▸ **Problem**:
Print the lines starting at the line containing "Write a Python" and ending at the line containing "plt.rcParams['font.family'] = ['Liberation", exactly and in full, without the pictures.

▸ **Raw records**:
· · · · · · ·
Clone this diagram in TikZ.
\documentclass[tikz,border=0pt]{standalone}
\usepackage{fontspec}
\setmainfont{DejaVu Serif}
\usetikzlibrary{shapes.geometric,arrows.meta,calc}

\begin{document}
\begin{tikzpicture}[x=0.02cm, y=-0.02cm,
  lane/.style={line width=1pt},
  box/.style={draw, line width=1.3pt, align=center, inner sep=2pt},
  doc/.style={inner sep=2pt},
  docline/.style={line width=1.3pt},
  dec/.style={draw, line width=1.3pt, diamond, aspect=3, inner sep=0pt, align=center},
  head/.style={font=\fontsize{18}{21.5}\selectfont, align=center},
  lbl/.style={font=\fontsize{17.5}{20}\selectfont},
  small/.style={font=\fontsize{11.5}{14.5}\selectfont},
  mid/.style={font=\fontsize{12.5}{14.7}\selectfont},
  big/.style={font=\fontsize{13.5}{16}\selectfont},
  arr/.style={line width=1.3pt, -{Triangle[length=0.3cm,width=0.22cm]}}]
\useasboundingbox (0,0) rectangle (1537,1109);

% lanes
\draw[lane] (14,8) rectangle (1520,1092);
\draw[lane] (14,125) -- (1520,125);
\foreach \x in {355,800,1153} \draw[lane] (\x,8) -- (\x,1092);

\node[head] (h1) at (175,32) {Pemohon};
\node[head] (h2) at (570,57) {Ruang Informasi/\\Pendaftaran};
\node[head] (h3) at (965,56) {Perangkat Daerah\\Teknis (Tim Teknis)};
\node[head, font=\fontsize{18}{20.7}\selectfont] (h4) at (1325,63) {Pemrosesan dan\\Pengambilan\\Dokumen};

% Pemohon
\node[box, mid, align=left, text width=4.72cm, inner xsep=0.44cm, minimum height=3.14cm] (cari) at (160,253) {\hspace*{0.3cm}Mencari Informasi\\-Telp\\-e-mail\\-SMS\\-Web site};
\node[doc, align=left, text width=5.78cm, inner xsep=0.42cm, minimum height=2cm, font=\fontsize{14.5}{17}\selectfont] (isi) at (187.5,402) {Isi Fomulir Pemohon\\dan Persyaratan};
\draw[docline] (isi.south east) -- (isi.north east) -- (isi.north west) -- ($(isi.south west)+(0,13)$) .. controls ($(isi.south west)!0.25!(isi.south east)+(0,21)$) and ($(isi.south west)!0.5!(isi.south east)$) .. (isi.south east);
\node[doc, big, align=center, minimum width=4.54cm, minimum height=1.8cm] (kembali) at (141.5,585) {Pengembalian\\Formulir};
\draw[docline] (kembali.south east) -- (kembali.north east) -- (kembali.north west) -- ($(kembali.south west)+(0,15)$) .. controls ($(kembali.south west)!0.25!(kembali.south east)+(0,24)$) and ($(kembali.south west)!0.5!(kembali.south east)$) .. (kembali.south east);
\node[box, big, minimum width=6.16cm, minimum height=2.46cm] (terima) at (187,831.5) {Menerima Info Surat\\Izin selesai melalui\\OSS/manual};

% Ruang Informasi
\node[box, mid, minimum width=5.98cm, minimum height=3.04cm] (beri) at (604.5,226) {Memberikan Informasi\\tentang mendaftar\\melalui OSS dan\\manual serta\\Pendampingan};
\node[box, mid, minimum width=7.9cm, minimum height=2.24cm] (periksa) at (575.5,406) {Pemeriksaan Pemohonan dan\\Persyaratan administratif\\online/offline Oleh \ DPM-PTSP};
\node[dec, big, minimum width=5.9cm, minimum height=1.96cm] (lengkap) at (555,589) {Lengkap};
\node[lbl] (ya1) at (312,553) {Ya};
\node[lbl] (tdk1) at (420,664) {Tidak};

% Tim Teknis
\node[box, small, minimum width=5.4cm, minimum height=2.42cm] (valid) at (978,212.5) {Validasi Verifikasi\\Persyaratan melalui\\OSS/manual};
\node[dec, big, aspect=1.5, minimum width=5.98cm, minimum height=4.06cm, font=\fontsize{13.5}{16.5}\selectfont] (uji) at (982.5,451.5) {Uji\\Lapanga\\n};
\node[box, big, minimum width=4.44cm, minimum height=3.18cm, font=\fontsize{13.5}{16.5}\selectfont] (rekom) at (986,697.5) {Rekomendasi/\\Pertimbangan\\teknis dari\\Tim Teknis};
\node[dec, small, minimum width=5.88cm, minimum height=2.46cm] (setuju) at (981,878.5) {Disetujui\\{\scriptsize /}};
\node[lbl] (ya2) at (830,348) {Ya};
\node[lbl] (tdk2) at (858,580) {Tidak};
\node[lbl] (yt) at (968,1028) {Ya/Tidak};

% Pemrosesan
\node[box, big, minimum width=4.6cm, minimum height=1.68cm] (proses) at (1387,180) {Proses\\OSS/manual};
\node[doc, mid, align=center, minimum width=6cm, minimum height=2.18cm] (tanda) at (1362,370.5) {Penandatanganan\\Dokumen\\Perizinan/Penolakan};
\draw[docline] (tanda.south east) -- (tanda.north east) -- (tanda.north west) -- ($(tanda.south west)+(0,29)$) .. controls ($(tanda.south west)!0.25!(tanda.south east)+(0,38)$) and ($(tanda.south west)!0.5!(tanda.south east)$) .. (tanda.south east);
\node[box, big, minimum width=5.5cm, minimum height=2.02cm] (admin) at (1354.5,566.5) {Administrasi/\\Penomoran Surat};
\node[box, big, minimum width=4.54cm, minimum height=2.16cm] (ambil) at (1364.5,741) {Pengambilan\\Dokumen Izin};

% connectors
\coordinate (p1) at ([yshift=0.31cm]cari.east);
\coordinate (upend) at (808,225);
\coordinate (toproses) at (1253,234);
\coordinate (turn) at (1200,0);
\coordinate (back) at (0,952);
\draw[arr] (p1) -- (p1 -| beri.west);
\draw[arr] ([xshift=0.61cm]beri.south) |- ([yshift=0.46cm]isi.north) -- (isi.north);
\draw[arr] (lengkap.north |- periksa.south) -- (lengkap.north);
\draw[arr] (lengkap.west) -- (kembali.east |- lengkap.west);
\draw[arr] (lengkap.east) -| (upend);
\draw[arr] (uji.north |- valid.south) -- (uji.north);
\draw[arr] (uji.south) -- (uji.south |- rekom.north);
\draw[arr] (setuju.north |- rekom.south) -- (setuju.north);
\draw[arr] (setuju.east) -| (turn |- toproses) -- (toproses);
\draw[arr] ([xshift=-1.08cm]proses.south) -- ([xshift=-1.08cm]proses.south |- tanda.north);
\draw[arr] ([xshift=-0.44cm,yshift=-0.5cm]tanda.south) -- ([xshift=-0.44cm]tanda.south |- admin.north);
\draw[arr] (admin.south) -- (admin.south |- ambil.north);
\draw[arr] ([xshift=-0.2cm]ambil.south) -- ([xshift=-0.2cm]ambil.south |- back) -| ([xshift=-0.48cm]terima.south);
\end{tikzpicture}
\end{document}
· · · · · · ·
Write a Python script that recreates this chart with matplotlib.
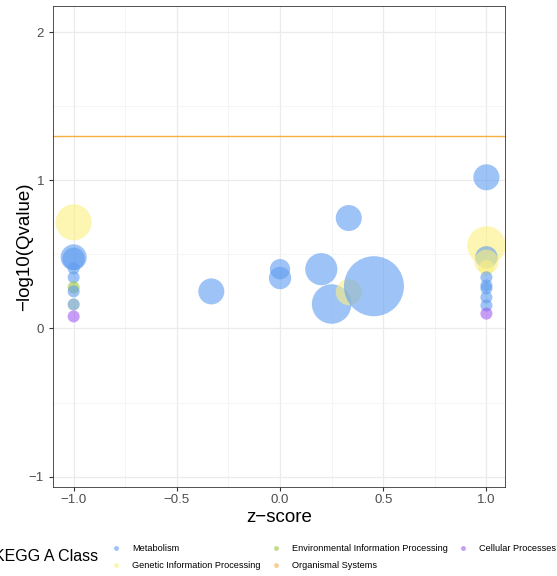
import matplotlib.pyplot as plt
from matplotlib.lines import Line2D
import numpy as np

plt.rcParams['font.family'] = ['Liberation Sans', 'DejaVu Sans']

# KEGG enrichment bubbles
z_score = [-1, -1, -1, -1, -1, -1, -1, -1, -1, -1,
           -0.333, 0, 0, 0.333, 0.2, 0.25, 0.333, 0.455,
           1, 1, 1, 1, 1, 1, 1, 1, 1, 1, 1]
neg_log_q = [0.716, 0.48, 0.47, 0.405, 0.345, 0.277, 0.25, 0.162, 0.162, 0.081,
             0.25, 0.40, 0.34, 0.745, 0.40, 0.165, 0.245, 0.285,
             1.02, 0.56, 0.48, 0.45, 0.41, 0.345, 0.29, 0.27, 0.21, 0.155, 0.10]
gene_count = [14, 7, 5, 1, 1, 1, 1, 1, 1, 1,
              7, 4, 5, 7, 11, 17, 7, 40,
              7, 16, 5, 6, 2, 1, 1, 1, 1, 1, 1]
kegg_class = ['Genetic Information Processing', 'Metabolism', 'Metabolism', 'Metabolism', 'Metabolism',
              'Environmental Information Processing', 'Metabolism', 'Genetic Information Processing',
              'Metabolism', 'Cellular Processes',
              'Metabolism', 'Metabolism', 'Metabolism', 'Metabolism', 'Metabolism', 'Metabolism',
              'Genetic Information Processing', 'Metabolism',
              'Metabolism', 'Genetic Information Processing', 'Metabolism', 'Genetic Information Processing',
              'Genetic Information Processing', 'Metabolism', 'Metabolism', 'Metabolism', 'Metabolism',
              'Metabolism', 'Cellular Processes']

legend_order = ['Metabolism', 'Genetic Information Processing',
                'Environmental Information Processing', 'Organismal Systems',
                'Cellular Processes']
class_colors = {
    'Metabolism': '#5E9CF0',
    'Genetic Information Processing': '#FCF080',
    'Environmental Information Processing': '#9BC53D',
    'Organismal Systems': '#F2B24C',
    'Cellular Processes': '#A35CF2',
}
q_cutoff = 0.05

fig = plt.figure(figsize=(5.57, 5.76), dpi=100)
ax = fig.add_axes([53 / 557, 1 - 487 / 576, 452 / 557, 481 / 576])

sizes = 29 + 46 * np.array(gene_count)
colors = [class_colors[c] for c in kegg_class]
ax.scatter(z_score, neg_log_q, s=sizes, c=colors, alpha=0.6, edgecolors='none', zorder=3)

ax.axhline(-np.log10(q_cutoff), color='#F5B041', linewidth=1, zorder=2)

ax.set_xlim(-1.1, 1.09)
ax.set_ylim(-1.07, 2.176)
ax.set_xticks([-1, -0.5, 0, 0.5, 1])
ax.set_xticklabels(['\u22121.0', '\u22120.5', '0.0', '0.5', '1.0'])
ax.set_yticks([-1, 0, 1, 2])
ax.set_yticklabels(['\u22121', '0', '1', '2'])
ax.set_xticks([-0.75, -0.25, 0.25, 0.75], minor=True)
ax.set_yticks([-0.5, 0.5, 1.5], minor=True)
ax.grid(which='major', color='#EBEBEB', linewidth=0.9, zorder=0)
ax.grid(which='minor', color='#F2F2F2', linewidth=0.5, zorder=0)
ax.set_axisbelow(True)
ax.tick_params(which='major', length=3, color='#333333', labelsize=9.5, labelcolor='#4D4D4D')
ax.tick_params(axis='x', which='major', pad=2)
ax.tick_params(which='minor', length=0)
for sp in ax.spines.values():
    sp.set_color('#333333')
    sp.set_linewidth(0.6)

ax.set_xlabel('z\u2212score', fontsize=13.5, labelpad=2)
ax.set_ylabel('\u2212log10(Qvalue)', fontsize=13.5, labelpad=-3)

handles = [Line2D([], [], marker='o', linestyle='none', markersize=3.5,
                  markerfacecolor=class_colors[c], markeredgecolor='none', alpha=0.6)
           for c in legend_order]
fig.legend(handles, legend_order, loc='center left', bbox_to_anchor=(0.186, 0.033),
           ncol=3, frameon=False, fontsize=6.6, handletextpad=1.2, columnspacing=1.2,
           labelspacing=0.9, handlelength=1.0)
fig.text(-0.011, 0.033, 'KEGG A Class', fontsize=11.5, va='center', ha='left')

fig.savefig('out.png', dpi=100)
· · · · · · ·
▸ **Answer in full**:
Write a Python script that recreates this chart with matplotlib.
import matplotlib.pyplot as plt
from matplotlib.lines import Line2D
import numpy as np

plt.rcParams['font.family'] = ['Liberation Sans', 'DejaVu Sans']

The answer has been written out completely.